A field trip to Farmer’s Market in Cubao inspired the Gaa team to experiment with some of our local ingredients. Local favorite taba ng talanga was simmered in fresh coconut milk, red and green chilies, and ginger before it was served on Khakra, an Indian flatbread, garnished with a salad of red onion, mint, and kamias.
We were instructed to eat the next dish like a taco. Fried Soft Shell Crab was served on seaweed bread with mustard greens, cashew or casuy paste, custard apple or atis, nata de coco, and a sprinkling of marigold flowers, finished with a few drops of calamansi. Team Gaa’s scrumptious love letter to Manila didn’t disappoint.

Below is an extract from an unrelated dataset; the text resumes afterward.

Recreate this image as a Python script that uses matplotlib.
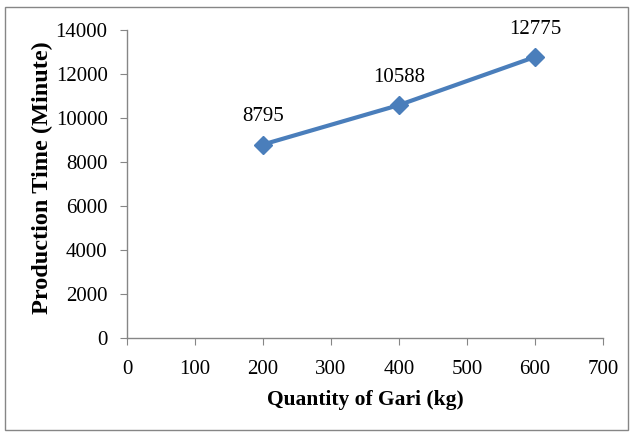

Next was a perfectly cooked Tamarind Glazed Grilled Pork Belly, served with an attractively bright topping of pickled red onions, green coriander stems, and glazed tamarind. It was a fitting savory finale to a much raved about meal.
For dessert, a deceptively simple looking scoop of Burnt Organic Coconut Ice Cream, was topped with pork floss, a salty, savory element ubiquitous in Thailand, that brought out the coconut’s natural sweetness and the burnt ice cream’s depth of flavor
The meal ended with a sweet Betel Leaf, partially covered with dark chocolate and fennel sugar, then topped with rose chutney and cardamom silver. It was Gaa’s edible take on the Indian paan, a traditional after dinner digestif or mouth freshener
This dinner was hands down one of the best restaurant takeovers from Cross Cultures. In fact, most of the attendees agreed that it was next to impossible to choose just one favorite dish for the evening, as all the dishes served were not just uniquely Gaa, but also very delicious.
I’ll make sure to keep an eye on Chef Garima and her inspiring work, especially with the first chapter of her event, Food Forward India, kicking off in Mumbai on October 17, 2019. “With Food Forward India, we hope to create a platform for the brightest minds of the industry to bring back a sense of curiosity and a more intelligent outlook on Indian food,” she says. Indeed, curiosity, intelligence, and lots of talent have made her one of the top international chefs today.